■ **SET TASK**
Give back the full listing, character for character, with no pictures.

■ ■ ■

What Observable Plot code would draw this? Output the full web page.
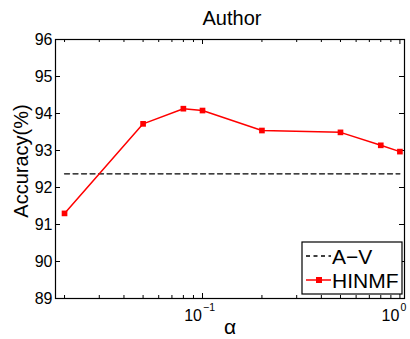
<!DOCTYPE html>
<html>
<head>
<meta charset="utf-8">
<script src="https://cdn.jsdelivr.net/npm/d3@7"></script>
<script src="https://cdn.jsdelivr.net/npm/@observablehq/plot@0.6"></script>
<style>
  html, body { margin: 0; padding: 0; background: #fff; }
  #wrap { position: relative; width: 410px; height: 339px; font-family: "Liberation Sans", Arial, sans-serif; }
  #legend { position: absolute; }
</style>
</head>
<body>
<div id="wrap"></div>
<script>
// Data
const alpha = [0.02, 0.05, 0.08, 0.1, 0.2, 0.5, 0.8, 1.0];
const hinmf = [91.30, 93.72, 94.13, 94.08, 93.54, 93.49, 93.14, 92.97];
const avX = [0.02, 1.0];
const avValue = 92.37;
const yTicks = [89, 90, 91, 92, 93, 94, 95, 96];
const xMajor = [0.1, 1];
const xMinor = [0.02, 0.03, 0.04, 0.05, 0.06, 0.07, 0.08, 0.09, 0.2, 0.3, 0.4, 0.5, 0.6, 0.7, 0.8, 0.9];
const xLabelBase = ["10", "10"];
const xLabelExp = ["\u22121", "0"];
const seriesNames = ["A\u2212V", "HINMF"];

const W = 410, H = 339;
const mL = 55, mR = 6, mT = 39, mB = 41;
const fw = W - mL - mR, fh = H - mT - mB;
const font = "Liberation Sans, Arial, sans-serif";

const hData = alpha.map((a, i) => ({a, v: hinmf[i]}));
const avData = avX.map(a => ({a, v: avValue}));

const chart = Plot.plot({
  width: W, height: H,
  marginLeft: mL, marginRight: mR, marginTop: mT, marginBottom: mB,
  style: {fontFamily: font, background: "#fff", color: "#000"},
  x: {type: "log", domain: [0.018, 1.055], axis: null},
  y: {domain: [89, 96], axis: null},
  marks: [
    // tick marks (inside, box style)
    Plot.tickX(xMajor, {x: d => d, insetTop: fh - 5, stroke: "#000"}),
    Plot.tickX(xMajor, {x: d => d, insetBottom: fh - 5, stroke: "#000"}),
    Plot.tickX(xMinor, {x: d => d, insetTop: fh - 3, stroke: "#000"}),
    Plot.tickX(xMinor, {x: d => d, insetBottom: fh - 3, stroke: "#000"}),
    Plot.tickY(yTicks, {y: d => d, insetRight: fw - 5, stroke: "#000"}),
    Plot.tickY(yTicks, {y: d => d, insetLeft: fw - 5, stroke: "#000"}),
    // y tick labels
    Plot.text(yTicks, {y: d => d, text: d => String(d), frameAnchor: "left", dx: -3, textAnchor: "end", fontSize: 16, fill: "#000"}),
    // x tick labels
    Plot.text(xMajor, {x: d => d, text: (d, i) => xLabelBase[i], frameAnchor: "bottom", lineAnchor: "middle", dy: 17.5, dx: -0.5, textAnchor: "end", fontSize: 16, fill: "#000"}),
    Plot.text(xMajor, {x: d => d, text: (d, i) => xLabelExp[i], frameAnchor: "bottom", lineAnchor: "middle", dy: 9, dx: 0.5, textAnchor: "start", fontSize: 10.5, fill: "#000"}),
    // A-V dashed line
    Plot.line(avData, {x: "a", y: "v", stroke: "#000", strokeWidth: 1.3, strokeDasharray: "5,3.5"}),
    // HINMF line + markers
    Plot.line(hData, {x: "a", y: "v", stroke: "#ff0000", strokeWidth: 1.5}),
    Plot.dot(hData, {x: "a", y: "v", symbol: "square", r: 3.2, fill: "#ff0000", stroke: "none"}),
    Plot.frame({stroke: "#000", strokeWidth: 1.2}),
    // title & axis labels
    Plot.text(["Author"], {frameAnchor: "top", lineAnchor: "middle", dy: -20.5, dx: 2, fontSize: 20, fill: "#000"}),
    Plot.text(["\u03b1"], {frameAnchor: "bottom", lineAnchor: "middle", dy: 28.5, fontSize: 21, fill: "#000"}),
    Plot.text(["Accuracy(%)"], {frameAnchor: "left", textAnchor: "middle", lineAnchor: "middle", dx: -33.5, dy: -8, rotate: -90, fontSize: 20, fill: "#000"})
  ]
});

const wrap = document.getElementById("wrap");
wrap.appendChild(chart);

// Legend overlay
const lx = 302, ly = 242, lw = 100, lh = 52;
const leg = d3.select(wrap).append("svg")
  .attr("id", "legend")
  .attr("width", lw + 2).attr("height", lh + 2)
  .style("left", (lx - 1) + "px").style("top", (ly - 1) + "px");
leg.append("rect").attr("x", 1).attr("y", 1).attr("width", lw).attr("height", lh)
  .attr("fill", "#fff").attr("stroke", "#000").attr("stroke-width", 1.2);
const rows = [
  {y: 15, name: seriesNames[0], color: "#000", dash: "4,3.5", marker: false},
  {y: 39, name: seriesNames[1], color: "#ff0000", dash: null, marker: true}
];
rows.forEach(r => {
  leg.append("line").attr("x1", 5).attr("x2", 30).attr("y1", r.y).attr("y2", r.y)
    .attr("stroke", r.color).attr("stroke-width", r.marker ? 1.5 : 1.3)
    .attr("stroke-dasharray", r.dash);
  if (r.marker) leg.append("rect").attr("x", 15).attr("y", r.y - 3).attr("width", 6).attr("height", 6).attr("fill", r.color);
  leg.append("text").attr("x", 31).attr("y", r.y + 7.5).attr("font-family", font).attr("font-size", 21)
    .attr("fill", "#000").text(r.name);
});
</script>
</body>
</html>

■ ■ ■

■ **THE OUTPUT**
What Observable Plot code would draw this? Output the full web page.
<!DOCTYPE html>
<html>
<head>
<meta charset="utf-8">
<script src="https://cdn.jsdelivr.net/npm/d3@7"></script>
<script src="https://cdn.jsdelivr.net/npm/@observablehq/plot@0.6"></script>
<style>
  html, body { margin: 0; padding: 0; background: #fff; }
  #wrap { position: relative; width: 410px; height: 339px; font-family: "Liberation Sans", Arial, sans-serif; }
  #legend { position: absolute; }
</style>
</head>
<body>
<div id="wrap"></div>
<script>
// Data
const alpha = [0.02, 0.05, 0.08, 0.1, 0.2, 0.5, 0.8, 1.0];
const hinmf = [91.30, 93.72, 94.13, 94.08, 93.54, 93.49, 93.14, 92.97];
const avX = [0.02, 1.0];
const avValue = 92.37;
const yTicks = [89, 90, 91, 92, 93, 94, 95, 96];
const xMajor = [0.1, 1];
const xMinor = [0.02, 0.03, 0.04, 0.05, 0.06, 0.07, 0.08, 0.09, 0.2, 0.3, 0.4, 0.5, 0.6, 0.7, 0.8, 0.9];
const xLabelBase = ["10", "10"];
const xLabelExp = ["\u22121", "0"];
const seriesNames = ["A\u2212V", "HINMF"];

const W = 410, H = 339;
const mL = 55, mR = 6, mT = 39, mB = 41;
const fw = W - mL - mR, fh = H - mT - mB;
const font = "Liberation Sans, Arial, sans-serif";

const hData = alpha.map((a, i) => ({a, v: hinmf[i]}));
const avData = avX.map(a => ({a, v: avValue}));

const chart = Plot.plot({
  width: W, height: H,
  marginLeft: mL, marginRight: mR, marginTop: mT, marginBottom: mB,
  style: {fontFamily: font, background: "#fff", color: "#000"},
  x: {type: "log", domain: [0.018, 1.055], axis: null},
  y: {domain: [89, 96], axis: null},
  marks: [
    // tick marks (inside, box style)
    Plot.tickX(xMajor, {x: d => d, insetTop: fh - 5, stroke: "#000"}),
    Plot.tickX(xMajor, {x: d => d, insetBottom: fh - 5, stroke: "#000"}),
    Plot.tickX(xMinor, {x: d => d, insetTop: fh - 3, stroke: "#000"}),
    Plot.tickX(xMinor, {x: d => d, insetBottom: fh - 3, stroke: "#000"}),
    Plot.tickY(yTicks, {y: d => d, insetRight: fw - 5, stroke: "#000"}),
    Plot.tickY(yTicks, {y: d => d, insetLeft: fw - 5, stroke: "#000"}),
    // y tick labels
    Plot.text(yTicks, {y: d => d, text: d => String(d), frameAnchor: "left", dx: -3, textAnchor: "end", fontSize: 16, fill: "#000"}),
    // x tick labels
    Plot.text(xMajor, {x: d => d, text: (d, i) => xLabelBase[i], frameAnchor: "bottom", lineAnchor: "middle", dy: 17.5, dx: -0.5, textAnchor: "end", fontSize: 16, fill: "#000"}),
    Plot.text(xMajor, {x: d => d, text: (d, i) => xLabelExp[i], frameAnchor: "bottom", lineAnchor: "middle", dy: 9, dx: 0.5, textAnchor: "start", fontSize: 10.5, fill: "#000"}),
    // A-V dashed line
    Plot.line(avData, {x: "a", y: "v", stroke: "#000", strokeWidth: 1.3, strokeDasharray: "5,3.5"}),
    // HINMF line + markers
    Plot.line(hData, {x: "a", y: "v", stroke: "#ff0000", strokeWidth: 1.5}),
    Plot.dot(hData, {x: "a", y: "v", symbol: "square", r: 3.2, fill: "#ff0000", stroke: "none"}),
    Plot.frame({stroke: "#000", strokeWidth: 1.2}),
    // title & axis labels
    Plot.text(["Author"], {frameAnchor: "top", lineAnchor: "middle", dy: -20.5, dx: 2, fontSize: 20, fill: "#000"}),
    Plot.text(["\u03b1"], {frameAnchor: "bottom", lineAnchor: "middle", dy: 28.5, fontSize: 21, fill: "#000"}),
    Plot.text(["Accuracy(%)"], {frameAnchor: "left", textAnchor: "middle", lineAnchor: "middle", dx: -33.5, dy: -8, rotate: -90, fontSize: 20, fill: "#000"})
  ]
});

const wrap = document.getElementById("wrap");
wrap.appendChild(chart);

// Legend overlay
const lx = 302, ly = 242, lw = 100, lh = 52;
const leg = d3.select(wrap).append("svg")
  .attr("id", "legend")
  .attr("width", lw + 2).attr("height", lh + 2)
  .style("left", (lx - 1) + "px").style("top", (ly - 1) + "px");
leg.append("rect").attr("x", 1).attr("y", 1).attr("width", lw).attr("height", lh)
  .attr("fill", "#fff").attr("stroke", "#000").attr("stroke-width", 1.2);
const rows = [
  {y: 15, name: seriesNames[0], color: "#000", dash: "4,3.5", marker: false},
  {y: 39, name: seriesNames[1], color: "#ff0000", dash: null, marker: true}
];
rows.forEach(r => {
  leg.append("line").attr("x1", 5).attr("x2", 30).attr("y1", r.y).attr("y2", r.y)
    .attr("stroke", r.color).attr("stroke-width", r.marker ? 1.5 : 1.3)
    .attr("stroke-dasharray", r.dash);
  if (r.marker) leg.append("rect").attr("x", 15).attr("y", r.y - 3).attr("width", 6).attr("height", 6).attr("fill", r.color);
  leg.append("text").attr("x", 31).attr("y", r.y + 7.5).attr("font-family", font).attr("font-size", 21)
    .attr("fill", "#000").text(r.name);
});
</script>
</body>
</html>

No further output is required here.